Almost six months ago to the day,, conceding the high-definition format war to Blu-ray.
Since then, we've heard various rumors about Toshiba developing a super-upscaling DVD player using a Cell processor, and all other kinds of wild speculation. Monday morning, Toshiba officially announced its new DVD upconversion technology called XDE, as well as the first DVD player to feature the technology, the XD-E500, which is available now with a suggested retail price of $150.
The idea behind XDE, which stands for extended detail enhancement, isn't that it will compete with Blu-ray, but rather that it will get a little extra performance out of your existing DVD collection and serve as a bridge to high definition--without you having to spend a bundle on new discs.

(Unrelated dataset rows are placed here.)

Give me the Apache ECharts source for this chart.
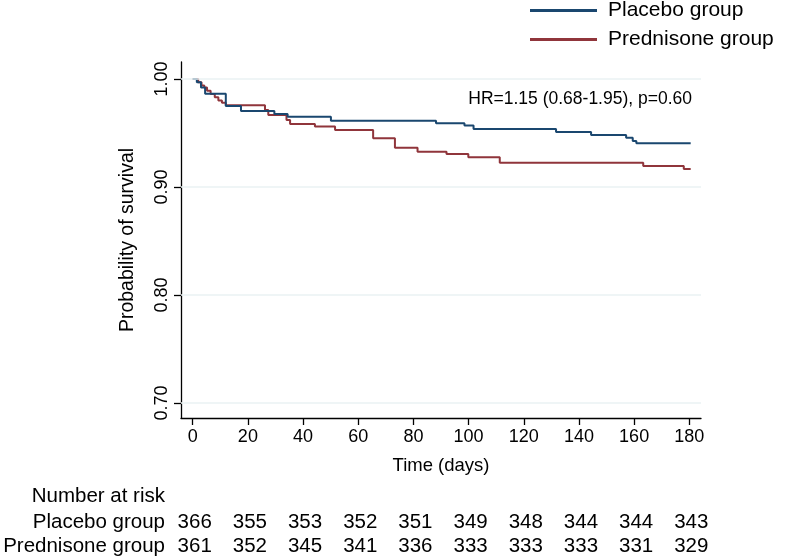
<!DOCTYPE html>
<html>
<head>
<meta charset="utf-8">
<script src="https://cdn.jsdelivr.net/npm/echarts@6/dist/echarts.min.js"></script>
<style>
html,body{margin:0;padding:0;background:#ffffff;}
#chart{width:787px;height:556px;}
</style>
</head>
<body>
<div id="chart"></div>
<script>
// ---- data ----
const groupNames = ['Placebo group', 'Prednisone group'];
const placeboDays = [0, 1.5, 3.0, 4.5, 12.0, 17.5, 29.6, 34.4, 50.1, 88.2, 98.5, 101.8, 131.7, 144.4, 157.1, 159.5, 160.8, 180.5];
const placeboSurv = [1.000, 0.997, 0.992, 0.9864, 0.975, 0.9703, 0.9676, 0.965, 0.9614, 0.959, 0.9568, 0.9537, 0.951, 0.948, 0.9455, 0.9425, 0.9404, 0.9404];
const predDays = [0, 2.0, 3.2, 4.2, 5.2, 6.5, 8.0, 9.3, 10.6, 12.0, 26.2, 27.4, 34.0, 35.3, 44.3, 51.6, 65.4, 73.3, 81.5, 92.0, 99.9, 111.3, 163.3, 178.0, 180.5];
const predSurv = [1.000, 0.997, 0.994, 0.992, 0.989, 0.986, 0.983, 0.980, 0.978, 0.9756, 0.9713, 0.9667, 0.962, 0.9583, 0.9559, 0.9528, 0.9451, 0.9364, 0.9327, 0.9306, 0.9275, 0.9225, 0.9194, 0.9167, 0.9167];
const xTicks = [0, 20, 40, 60, 80, 100, 120, 140, 160, 180];
const yTicks = [0.70, 0.80, 0.90, 1.00];
const riskTimes = [0, 20, 40, 60, 80, 100, 120, 140, 160, 180];
const placeboRisk = [366, 355, 353, 352, 351, 349, 348, 344, 344, 343];
const predRisk = [361, 352, 345, 341, 336, 333, 333, 333, 331, 329];
const riskTitle = 'Number at risk';
const hrText = 'HR=1.15 (0.68-1.95), p=0.60';
const xTitle = 'Time (days)';
const yTitle = 'Probability of survival';

// ---- styles ----
const FONT = '"Liberation Sans", Arial, Helvetica, sans-serif';
const BLUE = '#1a476f';
const RED = '#90353b';
const GRID = '#eaf2f3';

const chart = echarts.init(document.getElementById('chart'), null, {renderer: 'canvas'});

function zip(a, b) { return a.map((v, i) => [v, b[i]]); }

const option = {
  animation: false,
  backgroundColor: '#ffffff',
  textStyle: {fontFamily: FONT, color: '#000'},
  grid: {left: 181, right: 86, top: 62, bottom: 138, containLabel: false},
  legend: {
    orient: 'vertical', left: 530, top: 0, padding: 0,
    itemWidth: 67, itemHeight: 3, itemGap: 8, icon: 'rect',
    textStyle: {fontSize: 21, color: '#000', fontFamily: FONT, padding: [0, 0, 0, 6]},
    data: groupNames
  },
  xAxis: {
    type: 'value', min: -4.24, max: 184.24,
    name: xTitle, nameLocation: 'middle', nameGap: 38,
    nameTextStyle: {fontSize: 18.5, color: '#000', fontFamily: FONT},
    axisLine: {show: true, onZero: false, lineStyle: {color: '#000', width: 1.3}},
    axisTick: {show: true, customValues: xTicks, length: 7, lineStyle: {color: '#000', width: 1.3}},
    axisLabel: {customValues: xTicks, fontSize: 18, color: '#000', margin: 10, fontFamily: FONT},
    splitLine: {show: false}
  },
  yAxis: {
    type: 'value', min: 0.6861, max: 1.0157,
    name: yTitle, nameLocation: 'middle', nameGap: 43, nameRotate: 90,
    nameTextStyle: {fontSize: 19.5, color: '#000', fontFamily: FONT},
    axisLine: {show: true, onZero: false, lineStyle: {color: '#000', width: 1.3}},
    axisTick: {show: true, customValues: yTicks, length: 7, lineStyle: {color: '#000', width: 1.3}},
    axisLabel: {customValues: yTicks, fontSize: 18, color: '#000', margin: 10, rotate: 90, fontFamily: FONT,
      formatter: v => v.toFixed(2)},
    splitLine: {show: false}
  },
  series: [
    {
      type: 'line', name: '_grid', data: [], z: 1, silent: true,
      markLine: {
        silent: true, symbol: 'none', label: {show: false},
        lineStyle: {color: GRID, width: 1.5, type: 'solid'},
        data: yTicks.map(v => ({yAxis: v}))
      }
    },
    {
      type: 'line', name: groupNames[0], data: zip(placeboDays, placeboSurv),
      step: 'end', symbol: 'none', z: 3,
      lineStyle: {color: BLUE, width: 2}, itemStyle: {color: BLUE}
    },
    {
      type: 'line', name: groupNames[1], data: zip(predDays, predSurv),
      step: 'end', symbol: 'none', z: 2,
      lineStyle: {color: RED, width: 2}, itemStyle: {color: RED}
    }
  ]
};
chart.setOption(option);

// risk table + annotation placed with the chart's own x scale
const graphics = [];
graphics.push({type: 'text', right: 787 - 692, top: 90,
  style: {text: hrText, fontSize: 17.5, fontFamily: FONT, fill: '#000', textAlign: 'right'}});
graphics.push({type: 'text', x: 165, y: 496,
  style: {text: riskTitle, fontSize: 20.5, fontFamily: FONT, fill: '#000', textAlign: 'right', textVerticalAlign: 'middle'}});
const rows = [[groupNames[0], placeboRisk, 522], [groupNames[1], predRisk, 546]];
rows.forEach(([label, vals, y]) => {
  graphics.push({type: 'text', x: 165, y: y,
    style: {text: label, fontSize: 20.5, fontFamily: FONT, fill: '#000', textAlign: 'right', textVerticalAlign: 'middle'}});
  vals.forEach((n, i) => {
    const px = chart.convertToPixel({xAxisIndex: 0}, riskTimes[i]);
    graphics.push({type: 'text', x: px + 2, y: y,
      style: {text: String(n), fontSize: 20.5, fontFamily: FONT, fill: '#000', textAlign: 'center', textVerticalAlign: 'middle'}});
  });
});
chart.setOption({graphic: graphics});
</script>
</body>
</html>
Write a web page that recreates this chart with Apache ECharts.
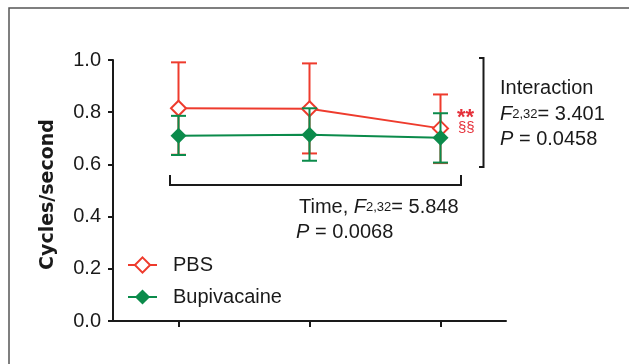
<!DOCTYPE html>
<html>
<head>
<meta charset="utf-8">
<script src="https://cdn.jsdelivr.net/npm/echarts@6/dist/echarts.min.js"></script>
<style>
  html, body { margin: 0; padding: 0; background: #fff; }
  #chart { width: 629px; height: 364px; }
</style>
</head>
<body>
<div id="chart"></div>
<script>
  // time points (x labels are not shown in the figure)
  const categories = ['T1', 'T2', 'T3']
  const pbsMean = [0.815, 0.813, 0.738]
  const pbsLow = [0.637, 0.642, 0.605]
  const pbsHigh = [0.991, 0.987, 0.868]
  const bupMean = [0.710, 0.714, 0.702]
  const bupLow = [0.636, 0.614, 0.607]
  const bupHigh = [0.786, 0.815, 0.796]
  const yTicks = { min: 0, max: 1, interval: 0.2 }

  const RED = '#ee3b2d'
  const GREEN = '#0b8b4b'
  const INK = '#1a1a1a'
  const FONT = 'Liberation Sans'

  const errorBar = (color) => (params, api) => {
    const x = api.value(0)
    const top = api.coord([x, api.value(2)])
    const bot = api.coord([x, api.value(1)])
    const hw = 7.5
    const style = { stroke: color, lineWidth: 2, fill: null }
    return {
      type: 'group',
      children: [
        { type: 'line', shape: { x1: top[0], y1: top[1], x2: bot[0], y2: bot[1] }, style },
        { type: 'line', shape: { x1: top[0] - hw, y1: top[1], x2: top[0] + hw, y2: top[1] }, style },
        { type: 'line', shape: { x1: bot[0] - hw, y1: bot[1], x2: bot[0] + hw, y2: bot[1] }, style }
      ]
    }
  }

  const rich = {
    n: { fontSize: 20, fontFamily: FONT, fill: INK },
    i: { fontSize: 20, fontFamily: FONT, fontStyle: 'italic', fill: INK },
    s: { fontSize: 13, fontFamily: FONT, fill: INK }
  }
  const label = (x, y, text) => ({
    type: 'text', x, y, silent: true,
    style: { text, rich, align: 'left', verticalAlign: 'middle' }
  })

  const option = {
    animation: false,
    backgroundColor: '#fff',
    grid: { left: 113, top: 60, right: 123, bottom: 43, outerBoundsMode: 'none' },
    legend: {
      data: ['PBS', 'Bupivacaine'],
      orient: 'vertical',
      left: 122,
      top: 250,
      itemWidth: 29,
      itemHeight: 19,
      itemGap: 12,
      selectedMode: false,
      textStyle: { fontSize: 20, fontFamily: FONT, color: INK, padding: [0, 0, 0, 11], lineHeight: 19 }
    },
    xAxis: {
      type: 'category',
      data: categories,
      boundaryGap: true,
      axisLine: { show: true, lineStyle: { color: INK, width: 2 } },
      axisTick: { show: true, alignWithLabel: true, length: 6, lineStyle: { color: INK, width: 2 } },
      axisLabel: { show: false },
      splitLine: { show: false }
    },
    yAxis: {
      type: 'value',
      min: yTicks.min,
      max: yTicks.max,
      interval: yTicks.interval,
      name: 'Cycles/second',
      nameLocation: 'middle',
      nameGap: 55,
      nameTextStyle: { fontSize: 19, fontWeight: 'bold', fontFamily: 'DejaVu Sans', color: INK, padding: [0, 8, 0, 0] },
      axisLine: { show: true, lineStyle: { color: INK, width: 2 } },
      axisTick: { show: true, length: 5, lineStyle: { color: INK, width: 2 } },
      axisLabel: { fontSize: 20, fontFamily: FONT, color: INK, margin: 12, formatter: (v) => v.toFixed(1) },
      splitLine: { show: false }
    },
    series: [
      {
        name: 'PBS SD',
        type: 'custom',
        z: 2,
        silent: true,
        renderItem: errorBar(RED),
        encode: { x: 0, y: [1, 2] },
        data: categories.map((c, i) => [i, pbsLow[i], pbsHigh[i]])
      },
      {
        name: 'PBS',
        type: 'line',
        z: 3,
        data: pbsMean,
        symbol: 'emptyDiamond',
        symbolSize: 15,
        lineStyle: { color: RED, width: 2 },
        itemStyle: { color: RED, borderColor: RED, borderWidth: 2 }
      },
      {
        name: 'Bupivacaine SD',
        type: 'custom',
        z: 4,
        silent: true,
        renderItem: errorBar(GREEN),
        encode: { x: 0, y: [1, 2] },
        data: categories.map((c, i) => [i, bupLow[i], bupHigh[i]])
      },
      {
        name: 'Bupivacaine',
        type: 'line',
        z: 5,
        data: bupMean,
        symbol: 'diamond',
        symbolSize: 16,
        lineStyle: { color: GREEN, width: 2 },
        itemStyle: { color: GREEN }
      }
    ],
    graphic: [
      // outer frame
      { type: 'rect', silent: true, z: -10, shape: { x: 9, y: 8, width: 660, height: 400 },
        style: { fill: null, stroke: '#555', lineWidth: 1.5 } },
      // time bracket
      { type: 'polyline', silent: true, shape: { points: [[170, 175], [170, 185], [461, 185], [461, 175]] },
        style: { fill: null, stroke: INK, lineWidth: 2 } },
      // interaction bracket
      { type: 'polyline', silent: true, shape: { points: [[479, 58], [483.5, 58], [483.5, 167], [479, 167]] },
        style: { fill: null, stroke: INK, lineWidth: 2 } },
      { type: 'text', x: 457, y: 118, silent: true,
        style: { text: '**', fontSize: 22, fontWeight: 'bold', fontFamily: FONT, fill: '#e5303a', verticalAlign: 'middle' } },
      { type: 'text', x: 458, y: 128, silent: true,
        style: { text: '§§', fontSize: 15, fontFamily: FONT, fill: '#e5303a', verticalAlign: 'middle' } },
      label(500, 88.5, '{n|Interaction}'),
      label(500, 114.5, '{i|F}{s|2,32}{n|= 3.401}'),
      label(500, 139, '{i|P}{n| = 0.0458}'),
      label(299, 207, '{n|Time, }{i|F}{s|2,32}{n|= 5.848}'),
      label(296, 232.5, '{i|P}{n| = 0.0068}')
    ]
  }

  const chart = echarts.init(document.getElementById('chart'))
  chart.setOption(option)
</script>
</body>
</html>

So what's Toshiba's secret sauce to "breathe new life" into DVDs, as the company likes to say? Brace yourself videophiles: edge enhancement.
One of the technologies behind XDE is Sharp Mode, which is supposed to make edges sharp and get "one step closer to high definition." The problem with edge enhancement, as the CNET Glossary page notes, is that it actually obscures detail and increases noise with high-quality sources like DVD.
Now, Toshiba's implementation of edge enhancement is supposedly "smart"--meaning it only adds edge enhancement to certain parts of the image--but in our opinion generally the best kind of edge enhancement is no edge enhancement. In the demonstration we saw--which was far from an ideal home theater environment--the XDE image did look marginally sharper at first glance, but that's usually the case with edge enhancement--the flaws are revealed in a more controlled home theater setting. We're hoping to get a review sample sometime this week, so we'll be able to run it through its paces.
In addition to Sharp Mode, there are two other settings affecting image quality: Color Mode and Contrast Mode. Again, when we saw the demonstration, the conditions were less than ideal, but our early impression was that the two modes tended to blow out the image, similar to what an HDTV looks like in "vivid" mode. It's worth noting that both Color Mode and Contrast Mode cannot be activated at the same time, although either one can be used in conjunction with Sharp Mode.
The one feature that could be a boon for videophiles is that the XD-E500 can output in 24 frames per second mode. We'll have to compare it side-by-side with other DVDs player, but it's possible that the mode could reduce some of the 2:3 pull-down judder that's visible essentially every time you watch a DVD. We've seen some slight improvement using 1080p/24 mode on Blu-ray discs, although only with HDTVs that handle the format correctly.
While we're skeptical that XDE will impress home theater enthusiasts, it's possible that other buyers will prefer the image enhancement of XDE technology. Like the showroom floor "torch" mode on TVs, it makes an image appear to have more punch in a brightly lit room, although videophiles will find the effect unnatural.
Still, with $150 list price, we're betting Toshiba will have a hard time convincing buyers to pay significantly more for a technology that isn't true HD and--at least at our first glance--offers very little in the way of image quality improvements.